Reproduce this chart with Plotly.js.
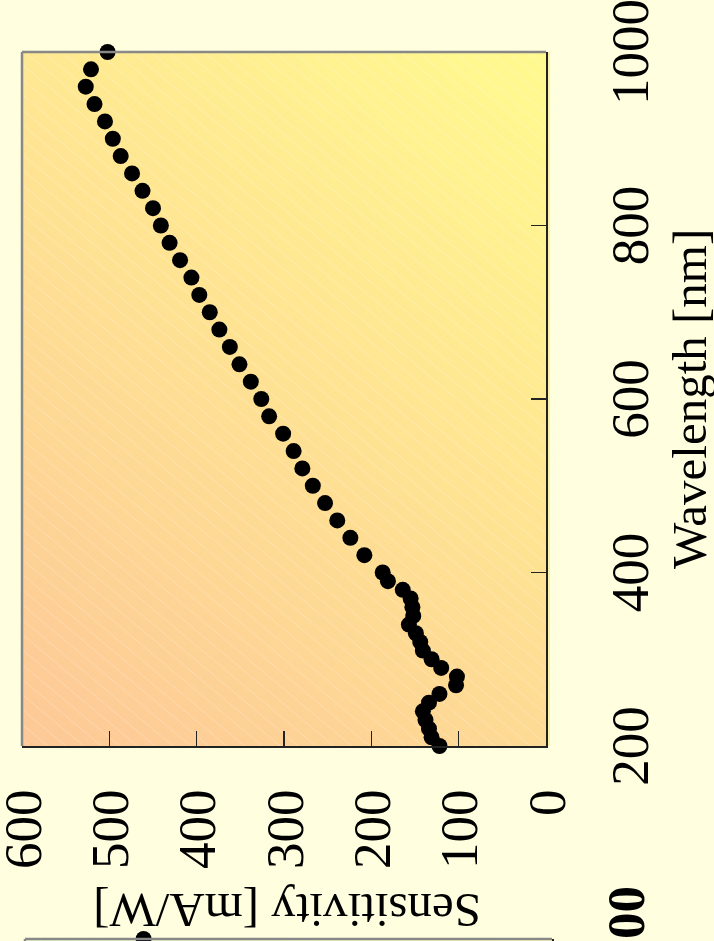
<!DOCTYPE html>
<html>
<head>
<meta charset="utf-8">
<script src="https://cdn.plot.ly/plotly-3.0.1.min.js"></script>
<style>
  html, body { margin:0; padding:0; width:714px; height:941px; overflow:hidden; background:#ffffe0; }
  #plot { position:absolute; left:0; top:0; width:1241px; height:770px;
          transform-origin:0 0; transform: translate(0px, 1241px) rotate(-90deg); }
</style>
</head>
<body>
<div id="plot"></div>
<script>
// ---- data ----
const wavelength = [200,210,220,230,240,250,260,270,280,290,300,310,320,330,340,350,360,370,380,390,400,
                    420,440,460,480,500,520,540,560,580,600,620,640,660,680,700,720,740,760,780,800,
                    820,840,860,880,900,920,940,960,980,1000];
const sensitivity = [122,131,134,138,141,134,122,103,102,120,131,141,144,149,157,152,153,155,164,181,187,
                     208,224,239,253,267,279,289,301,317,326,338,351,362,374,385,397,406,419,431,441,
                     450,462,474,487,496,505,517,527,521,502];
// neighbouring panel (only its last point is visible)
const neighborWavelength = [1000];
const neighborSensitivity = [465];

const xTicks = [200,400,600,800,1000];
const yTicks = [0,100,200,300,400,500,600];
const xTitle = 'Wavelength [nm]';
const yTitle = 'Sensitivity [mA/W]';

// ---- background gradients ----
function makeBg(w, h, c0, c1) {
  const cv = document.createElement('canvas');
  cv.width = w; cv.height = h;
  const ctx = cv.getContext('2d');
  const g = ctx.createLinearGradient(0, 0, w, h);
  g.addColorStop(0, c0); g.addColorStop(1, c1);
  ctx.fillStyle = g; ctx.fillRect(0, 0, w, h);
  ctx.strokeStyle = 'rgba(255,255,255,0.25)';
  ctx.lineWidth = 1;
  const slope = Math.tan(50 * Math.PI / 180);
  for (let k = -2 * h; k < w + 2 * h; k += 15) {
    ctx.beginPath();
    ctx.moveTo(k, h);
    ctx.lineTo(k + h / slope, 0);
    ctx.stroke();
  }
  return cv.toDataURL();
}

const W = 1241, H = 770;
const M = {l:40, r:52, t:22, b:218, pad:0};
const mainX = [0.396, 1], mainY = [0.011321, 1];
const nbX = [0, 0.22803], nbY = [0, 0.99434];
const serif = 'Liberation Serif, Times New Roman, serif';

const mainBg = makeBg(694, 524, '#fdc897', '#fffa8f');
const nbBg = makeBg(262, 527, '#e2f6cc', '#fdf9b0');

const tickFont = {family: serif, size: 53, color: '#000'};

const traces = [
  {x: wavelength, y: sensitivity, type: 'scatter', mode: 'markers',
   xaxis: 'x', yaxis: 'y', cliponaxis: false,
   marker: {color: '#000', size: 16, line: {width: 0}}},
  {x: neighborWavelength, y: neighborSensitivity, type: 'scatter', mode: 'markers',
   xaxis: 'x2', yaxis: 'y2', cliponaxis: false,
   marker: {color: '#000', size: 16, line: {width: 0}}}
];

const axBase = {
  ticks: 'inside', ticklen: 15, tickwidth: 1.5, tickcolor: '#222',
  showline: true, linecolor: '#222', linewidth: 2,
  showgrid: false, zeroline: false, automargin: false,
  ticklabeloverflow: 'allow', fixedrange: true, tickangle: 0
};

const layout = {
  width: W, height: H, margin: M,
  paper_bgcolor: '#ffffe0', plot_bgcolor: 'rgba(0,0,0,0)',
  showlegend: false,
  xaxis: Object.assign({}, axBase, {domain: mainX, range: [200, 1000], tickvals: xTicks,
          tickfont: tickFont, ticklabelstandoff: 36, anchor: 'y'}),
  yaxis: Object.assign({}, axBase, {domain: mainY, range: [0, 600], tickvals: yTicks,
          tickfont: tickFont, ticklabelstandoff: 31, anchor: 'x'}),
  xaxis2: Object.assign({}, axBase, {domain: nbX, range: [200, 1000], tickvals: xTicks,
          tickfont: {family: serif, size: 53, color: '#000', weight: 'bold'},
          ticklabelstandoff: 26, anchor: 'y2'}),
  yaxis2: Object.assign({}, axBase, {domain: nbY, range: [0, 600], tickvals: yTicks,
          tickfont: tickFont, ticklabelstandoff: 31, anchor: 'x2'}),
  images: [
    {source: mainBg, xref: 'paper', yref: 'paper', x: mainX[0], y: mainY[1],
     sizex: mainX[1] - mainX[0], sizey: mainY[1] - mainY[0],
     sizing: 'stretch', xanchor: 'left', yanchor: 'top', layer: 'below'},
    {source: nbBg, xref: 'paper', yref: 'paper', x: nbX[0], y: nbY[1],
     sizex: nbX[1] - nbX[0], sizey: nbY[1] - nbY[0],
     sizing: 'stretch', xanchor: 'left', yanchor: 'top', layer: 'below'}
  ],
  shapes: [
    {type: 'line', xref: 'paper', yref: 'paper', x0: mainX[0], x1: mainX[1], y0: mainY[1], y1: mainY[1],
     line: {color: '#888', width: 2.5}},
    {type: 'line', xref: 'paper', yref: 'paper', x0: mainX[1], x1: mainX[1], y0: mainY[0], y1: mainY[1],
     line: {color: '#888', width: 2.5}},
    {type: 'line', xref: 'paper', yref: 'paper', x0: nbX[0], x1: nbX[1], y0: nbY[1], y1: nbY[1],
     line: {color: '#888', width: 2.5}},
    {type: 'line', xref: 'paper', yref: 'paper', x0: nbX[1], x1: nbX[1], y0: nbY[0], y1: nbY[1],
     line: {color: '#888', width: 2.5}},
    {type: 'rect', xref: 'paper', yref: 'paper', x0: mainX[0], x1: mainX[1],
     y0: mainY[0] - 4 / 530, y1: mainY[0], line: {width: 0}, fillcolor: '#fbf4a6', layer: 'below'}
  ],
  annotations: [
    {text: xTitle, xref: 'paper', yref: 'paper', x: (mainX[0] + mainX[1]) / 2, y: mainY[0],
     yshift: -144, xanchor: 'center', yanchor: 'middle', showarrow: false,
     font: {family: serif, size: 49, color: '#000'}},
    {text: yTitle, xref: 'paper', yref: 'paper', x: mainX[0], y: (mainY[0] + mainY[1]) / 2,
     xshift: -164, yshift: -3, xanchor: 'center', yanchor: 'middle', textangle: -90, showarrow: false,
     font: {family: serif, size: 49, color: '#000'}}
  ]
};

Plotly.newPlot('plot', traces, layout, {displayModeBar: false, staticPlot: true});
</script>
</body>
</html>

§ **Do this**: Leave the pictures out and reproduce exactly the lines from the top of the listing above through the line with "const neighborSensitivity = [465];".

§ **The output**:
Reproduce this chart with Plotly.js.
<!DOCTYPE html>
<html>
<head>
<meta charset="utf-8">
<script src="https://cdn.plot.ly/plotly-3.0.1.min.js"></script>
<style>
  html, body { margin:0; padding:0; width:714px; height:941px; overflow:hidden; background:#ffffe0; }
  #plot { position:absolute; left:0; top:0; width:1241px; height:770px;
          transform-origin:0 0; transform: translate(0px, 1241px) rotate(-90deg); }
</style>
</head>
<body>
<div id="plot"></div>
<script>
// ---- data ----
const wavelength = [200,210,220,230,240,250,260,270,280,290,300,310,320,330,340,350,360,370,380,390,400,
                    420,440,460,480,500,520,540,560,580,600,620,640,660,680,700,720,740,760,780,800,
                    820,840,860,880,900,920,940,960,980,1000];
const sensitivity = [122,131,134,138,141,134,122,103,102,120,131,141,144,149,157,152,153,155,164,181,187,
                     208,224,239,253,267,279,289,301,317,326,338,351,362,374,385,397,406,419,431,441,
                     450,462,474,487,496,505,517,527,521,502];
// neighbouring panel (only its last point is visible)
const neighborWavelength = [1000];
const neighborSensitivity = [465];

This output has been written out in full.